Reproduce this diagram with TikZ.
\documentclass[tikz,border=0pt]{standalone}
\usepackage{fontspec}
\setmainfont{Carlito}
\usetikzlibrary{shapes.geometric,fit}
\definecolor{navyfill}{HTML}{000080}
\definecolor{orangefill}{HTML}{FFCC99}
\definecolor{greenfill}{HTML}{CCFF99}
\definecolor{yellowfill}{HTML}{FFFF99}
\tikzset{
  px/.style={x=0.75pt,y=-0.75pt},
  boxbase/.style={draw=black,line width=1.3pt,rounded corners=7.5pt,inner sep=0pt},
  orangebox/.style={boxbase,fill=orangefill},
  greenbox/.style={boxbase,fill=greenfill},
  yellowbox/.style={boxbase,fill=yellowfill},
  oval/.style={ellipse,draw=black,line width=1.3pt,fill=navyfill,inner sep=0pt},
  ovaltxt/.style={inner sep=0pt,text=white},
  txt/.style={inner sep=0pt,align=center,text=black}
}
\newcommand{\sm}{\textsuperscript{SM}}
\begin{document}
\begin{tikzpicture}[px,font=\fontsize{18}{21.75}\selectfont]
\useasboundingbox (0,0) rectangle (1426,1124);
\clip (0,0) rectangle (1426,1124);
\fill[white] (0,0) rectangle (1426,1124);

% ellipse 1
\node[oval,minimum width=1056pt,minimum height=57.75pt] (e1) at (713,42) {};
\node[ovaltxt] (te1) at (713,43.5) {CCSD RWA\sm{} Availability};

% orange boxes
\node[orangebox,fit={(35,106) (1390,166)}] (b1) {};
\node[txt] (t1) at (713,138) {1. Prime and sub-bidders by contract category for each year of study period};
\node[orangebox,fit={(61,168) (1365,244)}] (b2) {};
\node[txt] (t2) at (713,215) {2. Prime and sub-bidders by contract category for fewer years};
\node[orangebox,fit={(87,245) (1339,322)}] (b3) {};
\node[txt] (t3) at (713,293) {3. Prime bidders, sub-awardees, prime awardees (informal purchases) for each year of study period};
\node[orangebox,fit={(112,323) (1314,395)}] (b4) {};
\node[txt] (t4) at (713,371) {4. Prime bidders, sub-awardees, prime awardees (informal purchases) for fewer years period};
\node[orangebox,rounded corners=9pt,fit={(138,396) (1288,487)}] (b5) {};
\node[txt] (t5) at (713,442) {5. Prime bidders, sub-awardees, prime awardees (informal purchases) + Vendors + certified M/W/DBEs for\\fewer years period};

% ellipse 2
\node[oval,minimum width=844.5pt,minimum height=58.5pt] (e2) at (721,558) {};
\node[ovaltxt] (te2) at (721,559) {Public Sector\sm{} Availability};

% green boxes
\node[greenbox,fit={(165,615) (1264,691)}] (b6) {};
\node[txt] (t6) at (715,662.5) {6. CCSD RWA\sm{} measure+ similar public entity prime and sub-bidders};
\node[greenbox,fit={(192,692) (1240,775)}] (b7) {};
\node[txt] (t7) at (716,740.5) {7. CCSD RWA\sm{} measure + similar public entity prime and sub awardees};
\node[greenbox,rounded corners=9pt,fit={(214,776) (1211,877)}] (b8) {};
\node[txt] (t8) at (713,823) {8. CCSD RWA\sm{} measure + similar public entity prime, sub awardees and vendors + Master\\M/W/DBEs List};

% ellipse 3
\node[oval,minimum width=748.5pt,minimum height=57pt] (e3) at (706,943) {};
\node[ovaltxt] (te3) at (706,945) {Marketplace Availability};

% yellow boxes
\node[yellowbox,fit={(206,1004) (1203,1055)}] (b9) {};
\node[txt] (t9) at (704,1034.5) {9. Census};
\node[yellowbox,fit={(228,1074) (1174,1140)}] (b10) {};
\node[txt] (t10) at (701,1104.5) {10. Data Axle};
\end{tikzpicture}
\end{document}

+ + + +

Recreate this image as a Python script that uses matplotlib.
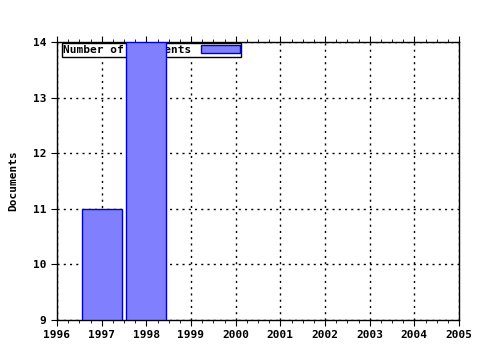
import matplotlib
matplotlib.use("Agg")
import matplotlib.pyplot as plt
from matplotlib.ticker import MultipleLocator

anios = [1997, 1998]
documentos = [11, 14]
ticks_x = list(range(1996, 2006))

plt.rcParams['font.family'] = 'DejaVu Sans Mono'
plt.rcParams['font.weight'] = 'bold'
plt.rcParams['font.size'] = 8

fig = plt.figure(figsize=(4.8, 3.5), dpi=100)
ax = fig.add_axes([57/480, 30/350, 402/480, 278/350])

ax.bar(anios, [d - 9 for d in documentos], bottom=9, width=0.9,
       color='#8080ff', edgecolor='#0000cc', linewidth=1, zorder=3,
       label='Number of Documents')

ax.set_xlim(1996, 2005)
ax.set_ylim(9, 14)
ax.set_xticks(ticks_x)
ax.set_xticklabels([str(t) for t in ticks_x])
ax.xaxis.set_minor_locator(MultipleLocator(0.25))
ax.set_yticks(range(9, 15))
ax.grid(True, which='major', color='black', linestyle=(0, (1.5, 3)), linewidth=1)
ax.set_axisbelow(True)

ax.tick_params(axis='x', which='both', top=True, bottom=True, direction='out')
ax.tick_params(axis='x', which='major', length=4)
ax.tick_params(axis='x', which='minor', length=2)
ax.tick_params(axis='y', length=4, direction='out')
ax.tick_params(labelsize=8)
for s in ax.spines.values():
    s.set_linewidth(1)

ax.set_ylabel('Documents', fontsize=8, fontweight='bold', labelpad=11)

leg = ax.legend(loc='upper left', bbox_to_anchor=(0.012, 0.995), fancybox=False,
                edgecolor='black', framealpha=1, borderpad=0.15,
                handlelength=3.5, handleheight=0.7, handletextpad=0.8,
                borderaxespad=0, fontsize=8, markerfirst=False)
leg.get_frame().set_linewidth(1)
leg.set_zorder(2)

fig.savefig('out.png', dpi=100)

+ + + +

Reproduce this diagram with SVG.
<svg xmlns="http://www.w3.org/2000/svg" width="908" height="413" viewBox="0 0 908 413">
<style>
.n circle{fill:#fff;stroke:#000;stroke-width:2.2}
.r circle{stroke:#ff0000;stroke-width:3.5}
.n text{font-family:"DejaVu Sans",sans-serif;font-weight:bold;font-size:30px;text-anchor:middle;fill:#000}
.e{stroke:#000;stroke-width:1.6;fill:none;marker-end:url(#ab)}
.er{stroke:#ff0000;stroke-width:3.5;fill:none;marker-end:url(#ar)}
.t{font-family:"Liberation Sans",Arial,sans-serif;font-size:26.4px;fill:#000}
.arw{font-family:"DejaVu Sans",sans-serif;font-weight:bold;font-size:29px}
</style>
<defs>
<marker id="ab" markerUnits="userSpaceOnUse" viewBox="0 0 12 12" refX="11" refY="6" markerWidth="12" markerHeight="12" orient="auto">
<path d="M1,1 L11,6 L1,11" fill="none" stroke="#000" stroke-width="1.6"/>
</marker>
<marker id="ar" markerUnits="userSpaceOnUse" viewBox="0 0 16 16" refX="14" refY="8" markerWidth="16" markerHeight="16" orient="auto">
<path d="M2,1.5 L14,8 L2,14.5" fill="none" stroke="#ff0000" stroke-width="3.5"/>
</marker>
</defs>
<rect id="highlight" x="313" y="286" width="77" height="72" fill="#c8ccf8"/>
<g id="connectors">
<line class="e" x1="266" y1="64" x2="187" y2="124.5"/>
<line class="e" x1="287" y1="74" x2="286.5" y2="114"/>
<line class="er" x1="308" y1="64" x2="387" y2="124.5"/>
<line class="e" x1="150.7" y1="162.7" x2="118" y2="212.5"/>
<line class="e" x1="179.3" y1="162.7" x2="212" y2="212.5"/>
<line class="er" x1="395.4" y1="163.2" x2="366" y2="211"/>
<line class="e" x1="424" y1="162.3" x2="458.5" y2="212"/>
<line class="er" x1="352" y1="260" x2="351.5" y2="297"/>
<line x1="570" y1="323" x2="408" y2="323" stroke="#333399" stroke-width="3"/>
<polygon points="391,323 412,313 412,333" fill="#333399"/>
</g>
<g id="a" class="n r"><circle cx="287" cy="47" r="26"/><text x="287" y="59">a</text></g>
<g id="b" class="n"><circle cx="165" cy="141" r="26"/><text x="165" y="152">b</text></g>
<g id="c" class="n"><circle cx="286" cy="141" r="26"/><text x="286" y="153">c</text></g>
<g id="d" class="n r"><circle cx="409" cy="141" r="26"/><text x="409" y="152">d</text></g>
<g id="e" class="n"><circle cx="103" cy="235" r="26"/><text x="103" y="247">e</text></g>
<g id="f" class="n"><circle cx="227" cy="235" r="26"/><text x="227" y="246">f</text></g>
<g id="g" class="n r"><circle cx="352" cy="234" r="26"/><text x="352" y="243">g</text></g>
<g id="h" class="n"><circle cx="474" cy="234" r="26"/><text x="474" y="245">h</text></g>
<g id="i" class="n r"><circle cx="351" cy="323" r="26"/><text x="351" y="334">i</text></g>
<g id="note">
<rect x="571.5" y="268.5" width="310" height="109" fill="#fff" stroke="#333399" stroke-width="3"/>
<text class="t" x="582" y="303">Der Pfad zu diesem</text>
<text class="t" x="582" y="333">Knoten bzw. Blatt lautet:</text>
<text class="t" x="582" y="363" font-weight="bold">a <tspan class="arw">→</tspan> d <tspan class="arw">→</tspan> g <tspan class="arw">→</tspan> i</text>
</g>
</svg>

+ + + +

• _GIVEN INSTRUCTION_
Above are some entries. Restate word for word the lines from the one holding "Recreate this image" through the one holding "fontsize=8, fontweight='bold', labelpad=11)", but not the pictures.

• _PROBLEM SOLUTION_
Recreate this image as a Python script that uses matplotlib.
import matplotlib
matplotlib.use("Agg")
import matplotlib.pyplot as plt
from matplotlib.ticker import MultipleLocator

anios = [1997, 1998]
documentos = [11, 14]
ticks_x = list(range(1996, 2006))

plt.rcParams['font.family'] = 'DejaVu Sans Mono'
plt.rcParams['font.weight'] = 'bold'
plt.rcParams['font.size'] = 8

fig = plt.figure(figsize=(4.8, 3.5), dpi=100)
ax = fig.add_axes([57/480, 30/350, 402/480, 278/350])

ax.bar(anios, [d - 9 for d in documentos], bottom=9, width=0.9,
       color='#8080ff', edgecolor='#0000cc', linewidth=1, zorder=3,
       label='Number of Documents')

ax.set_xlim(1996, 2005)
ax.set_ylim(9, 14)
ax.set_xticks(ticks_x)
ax.set_xticklabels([str(t) for t in ticks_x])
ax.xaxis.set_minor_locator(MultipleLocator(0.25))
ax.set_yticks(range(9, 15))
ax.grid(True, which='major', color='black', linestyle=(0, (1.5, 3)), linewidth=1)
ax.set_axisbelow(True)

ax.tick_params(axis='x', which='both', top=True, bottom=True, direction='out')
ax.tick_params(axis='x', which='major', length=4)
ax.tick_params(axis='x', which='minor', length=2)
ax.tick_params(axis='y', length=4, direction='out')
ax.tick_params(labelsize=8)
for s in ax.spines.values():
    s.set_linewidth(1)

ax.set_ylabel('Documents', fontsize=8, fontweight='bold', labelpad=11)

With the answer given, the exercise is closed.